Paul Fontana, chief of the CHP's Golden Gate Division, echoed the same sentiments.
"Andrew died a hero, out on patrol on Christmas Eve, his life taken by the very dangers he was out to prevent," said Paul Fontana, chief of the CHP's Golden Gate Division.
Remembering Camilleri's "selfless service" and "big humorous side," Fontana said that law enforcement officers across Alameda County were dedicating their anti-DUI campaigns to their fallen colleague.
Camilleri is survived by his parents, siblings, wife, a 12-year-old daughter and two sons, ages 6 and 2.
And Fontana had a special promise for the Camilleri family: "Wherever you might travel in this great nation, you have a law enforcement family and you will never be a stranger in your travels."

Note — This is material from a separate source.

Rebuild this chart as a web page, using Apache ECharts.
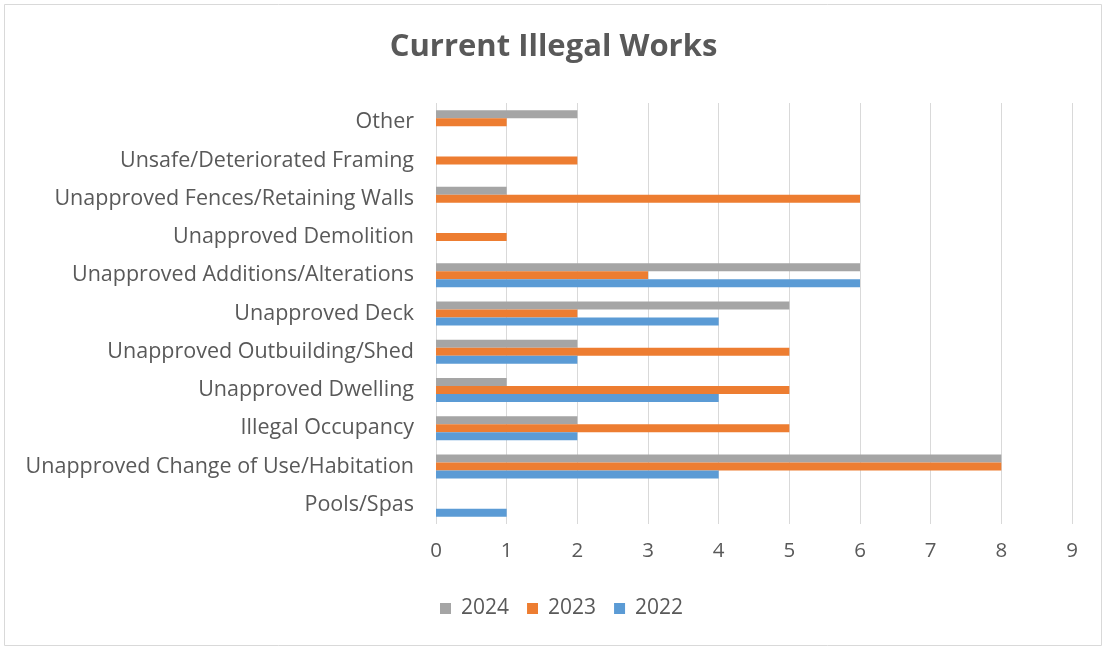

The family received a state flag from Gov. Jerry Brown before the memorial. Acting CHP Commissioner Warren Stanley also gave Rosanna Camilleri the badge her husband earned upon his graduation from the CHP Academy.
Camilleri's patrol partner of three months, who was injured in the crash, said the two bonded while working the graveyard shift. Officer Jonathan Velasquez said Camilleri pursued his dream of becoming a CHP officer after working for a pest control company.
"It was always nice to get a full pest report of the restaurant you were going to right before eating," Velasquez said, earning laughter from the crowd.
An emotional Velasquez called Camilleri a "special person" who talked about his wife and children on every shift.
"Andrew, I know you can hear me," he said, breaking down. "I love you, buddy, and it was an honor being your partner. Rest in peace, brother."
For his part, Assistant Chief Ernest Sanchez commended Camilleri for epitomizing the CHP's code of honor. He gave his life in the line of duty on Christmas Eve, Sanchez said, because "he wanted to make sure that everyone got to their destinations safely that night."
A touching video tribute to Camilleri featured dozens of photographs of him with his family, friends and CHP colleagues, leaving hardly any dry eyes in the packed church.
"Andrew's father Mike talked of how Andrew would call and text him all hours of the night telling him how much he loved his job whether it was helping a disabled motorist or issuing citations to speeding drivers because Andrew liked to drive fast," said Capt. Tim Pearson, who commands the Hayward division where Camilleri worked.
Andrew also loved action figures — in particular, the Power Rangers, Pearson said.
"Every morning when he got off work, he'd put on his superhero backpack, put his Power Ranger wallet in his pocket and walk out the back door," Pearson said. "Andrew is a CHP superhero."